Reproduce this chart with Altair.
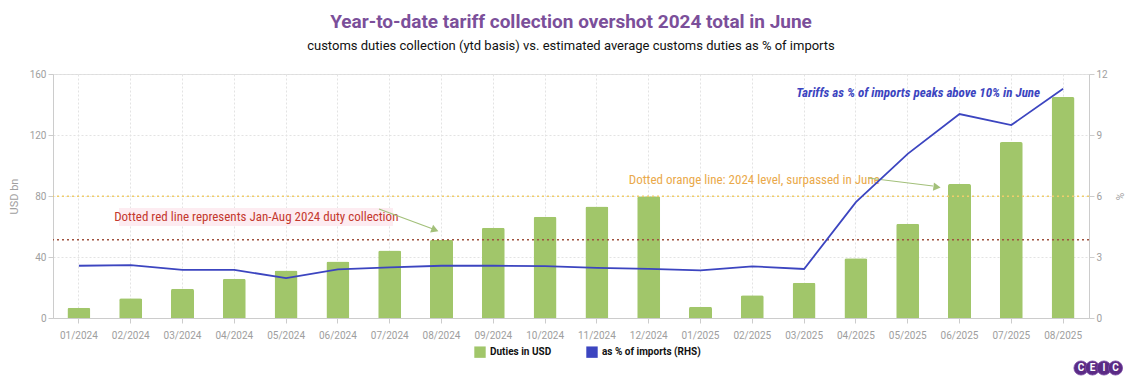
import altair as alt
import pandas as pd

months = ["01/2024", "02/2024", "03/2024", "04/2024", "05/2024", "06/2024", "07/2024",
          "08/2024", "09/2024", "10/2024", "11/2024", "12/2024", "01/2025", "02/2025",
          "03/2025", "04/2025", "05/2025", "06/2025", "07/2025", "08/2025"]
duties_usd_bn = [6.7, 12.9, 19.1, 25.8, 31.1, 37.1, 44.2, 51.3, 59.1, 66.4, 73.1, 79.8,
                 7.3, 14.9, 23.1, 39.1, 61.8, 87.9, 115.4, 144.9]
pct_of_imports = [2.57, 2.60, 2.37, 2.37, 1.96, 2.39, 2.49, 2.57, 2.57, 2.55, 2.47, 2.42,
                  2.34, 2.54, 2.41, 5.70, 8.07, 10.03, 9.49, 11.27]
series_names = ["Duties in USD", "as % of imports (RHS)"]
jan_aug_2024 = duties_usd_bn[7]
total_2024 = duties_usd_bn[11]
left_ticks = [0, 40, 80, 120, 160]
right_ticks = [0, 3, 6, 9, 12]

GREEN = "#a1c66a"
BLUE = "#3c45c0"
FONT = "Roboto"
NARROW = "Roboto Condensed, Liberation Sans Narrow, DejaVu Sans Condensed, sans-serif"
W, H = 1036, 244

df = pd.DataFrame({"month": months, "duties": duties_usd_bn, "pct": pct_of_imports})

x_axis = alt.Axis(title=None, labelAngle=0, labelColor="#9e9e9e", labelFontSize=10,
                  labelFont=FONT, tickColor="#cccccc", tickSize=5, domainColor="#cccccc",
                  grid=True, gridColor="#e3e3e3", gridDash=[2, 2], labelPadding=7)
x_enc = alt.X("month:N", sort=months,
              scale=alt.Scale(type="band", paddingInner=0, paddingOuter=0), axis=x_axis)

left_scale = alt.Scale(domain=[0, 160], nice=False)
left_axis = alt.Axis(title="USD bn", values=left_ticks, labelColor="#a0a0a0", labelFontSize=10,
                     labelFont=FONT, titleColor="#a0a0a0", titleFont=FONT, titleFontSize=11,
                     titleFontWeight="normal", titlePadding=10, tickColor="#cccccc", tickSize=5,
                     domainColor="#cccccc", grid=True, gridColor="#e3e3e3", gridDash=[2, 2])


def ly(field):
    return alt.Y(field, type="quantitative", scale=left_scale, axis=left_axis)


base = alt.Chart(df)

bars = base.transform_calculate(series="'Duties in USD'").mark_bar(
    size=23, cornerRadiusTopLeft=2, cornerRadiusTopRight=2
).encode(
    x=x_enc,
    y=ly("duties"),
    color=alt.Color("series:N", scale=alt.Scale(domain=series_names, range=[GREEN, BLUE]),
                    legend=alt.Legend(title=None, orient="none", legendX=421, legendY=272,
                                      direction="horizontal", symbolType="square",
                                      symbolSize=130, symbolStrokeWidth=0, labelFont=FONT,
                                      labelFontSize=10, labelFontWeight="bold",
                                      labelColor="#111111", columnPadding=34)),
)

refs = pd.DataFrame({"v": [jan_aug_2024, total_2024], "kind": ["red", "orange"]})
red_rule = alt.Chart(refs).transform_filter("datum.kind == 'red'").mark_rule(
    color="#a0523f", strokeDash=[2, 3], strokeWidth=1.3).encode(y=ly("v"))
orange_rule = alt.Chart(refs).transform_filter("datum.kind == 'orange'").mark_rule(
    color="#f0cd6a", strokeDash=[2, 3], strokeWidth=1.4).encode(y=ly("v"))

ann = pd.DataFrame({
    "month": ["04/2024", "02/2025"],
    "v": [66.2, 90.5],
    "text": ["Dotted red line represents Jan-Aug 2024 duty collection",
             "Dotted orange line: 2024 level, surpassed in June"],
    "kind": ["red", "orange"],
})
red_bg = alt.Chart(ann).transform_filter("datum.kind == 'red'").mark_rect(
    color="#fdecf1").encode(x=alt.value(66), x2=alt.value(340), y=alt.value(134), y2=alt.value(152))
red_text = alt.Chart(ann).transform_filter("datum.kind == 'red'").mark_text(
    font=NARROW, fontSize=13, color="#c4382e", dx=22, baseline="middle").encode(
    x=x_enc, y=ly("v"), text="text:N")
orange_text = alt.Chart(ann).transform_filter("datum.kind == 'orange'").mark_text(
    font=NARROW, fontSize=13, color="#eaa94a", dx=2, baseline="middle").encode(
    x=x_enc, y=ly("v"), text="text:N")

blue_ann = pd.DataFrame({"month": ["08/2025"], "v": [147.5],
                         "text": ["Tariffs as % of imports peaks above 10% in June"]})
blue_text = alt.Chart(blue_ann).mark_text(
    font=NARROW, fontSize=13, fontStyle="italic", fontWeight="bold", color=BLUE,
    align="right", dx=-23, baseline="middle").encode(x=x_enc, y=ly("v"), text="text:N")

# arrows (annotation decoration, pixel positions)
ARROW = "#a3c07a"
red_arrow = alt.Chart(alt.Data(values=[{}])).mark_rule(color=ARROW, strokeWidth=1.2).encode(
    x=alt.value(326), x2=alt.value(380), y=alt.value(135), y2=alt.value(155))
red_head = alt.Chart(alt.Data(values=[{}])).mark_point(
    shape="triangle-right", filled=True, color=ARROW, size=70, angle=21, opacity=1).encode(
    x=alt.value(382), y=alt.value(156))
orange_arrow = alt.Chart(alt.Data(values=[{}])).mark_rule(color=ARROW, strokeWidth=1.2).encode(
    x=alt.value(815), x2=alt.value(880), y=alt.value(104), y2=alt.value(112))
orange_head = alt.Chart(alt.Data(values=[{}])).mark_point(
    shape="triangle-right", filled=True, color=ARROW, size=70, angle=7, opacity=1).encode(
    x=alt.value(884), y=alt.value(113))

left_group = alt.layer(bars, red_rule, orange_rule, red_bg, red_text, orange_text, blue_text,
                       red_arrow, red_head, orange_arrow, orange_head)

line = base.mark_line(color=BLUE, strokeWidth=1.8).encode(
    x=alt.X("month:N", sort=months, bandPosition=0.5,
            scale=alt.Scale(type="band", paddingInner=0, paddingOuter=0), axis=x_axis),
    y=alt.Y("pct:Q", scale=alt.Scale(domain=[0, 12], nice=False),
            axis=alt.Axis(orient="right", title="%", values=right_ticks, labelColor="#a0a0a0",
                          labelFontSize=10, labelFont=FONT, titleColor="#a0a0a0",
                          titleFont=FONT, titleFontSize=10, titleFontWeight="normal",
                          titlePadding=6, tickColor="#cccccc", tickSize=5,
                          domainColor="#cccccc", grid=False)),
)

# CEIC logo
logo_layers = []
for i, letter in enumerate(["C", "E", "I", "C"]):
    cx = 1028 + i * 11.5
    logo_layers.append(alt.Chart(alt.Data(values=[{}])).mark_circle(
        color="#5b2b85", size=200, opacity=1, stroke="#7a4aa5", strokeWidth=0.8).encode(
        x=alt.value(cx), y=alt.value(294)))
    logo_layers.append(alt.Chart(alt.Data(values=[{}])).mark_text(
        text=letter, color="white", font=FONT, fontSize=10, fontWeight="bold",
        baseline="middle").encode(x=alt.value(cx), y=alt.value(294)))

chart = alt.layer(left_group, line, *logo_layers).resolve_scale(y="independent").properties(
    width=W, height=H,
    title=alt.TitleParams(
        text="Year-to-date tariff collection overshot 2024 total in June",
        subtitle="customs duties collection (ytd basis) vs. estimated average customs duties as % of imports",
        font=FONT, fontSize=19, fontWeight="bold", color="#7b4f9a",
        subtitleFont=FONT, subtitleFontSize=13, subtitleColor="#111111",
        anchor="middle", offset=16, subtitlePadding=8),
    autosize=alt.AutoSizeParams(type="none"),
    padding={"left": 45, "top": 66, "right": 36, "bottom": 60},
).configure_view(stroke=None).configure(background="white")

chart.save("out.html", embed_options={"renderer": "svg", "actions": False})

--------------------------------------------------

#### WRITTEN INSTRUCTION:
Leave out the pictures and repeat the lines from the start of the material through the line with "import pandas as pd", inclusive.

#### FULL OUTPUT:
Reproduce this chart with Altair.
import altair as alt
import pandas as pd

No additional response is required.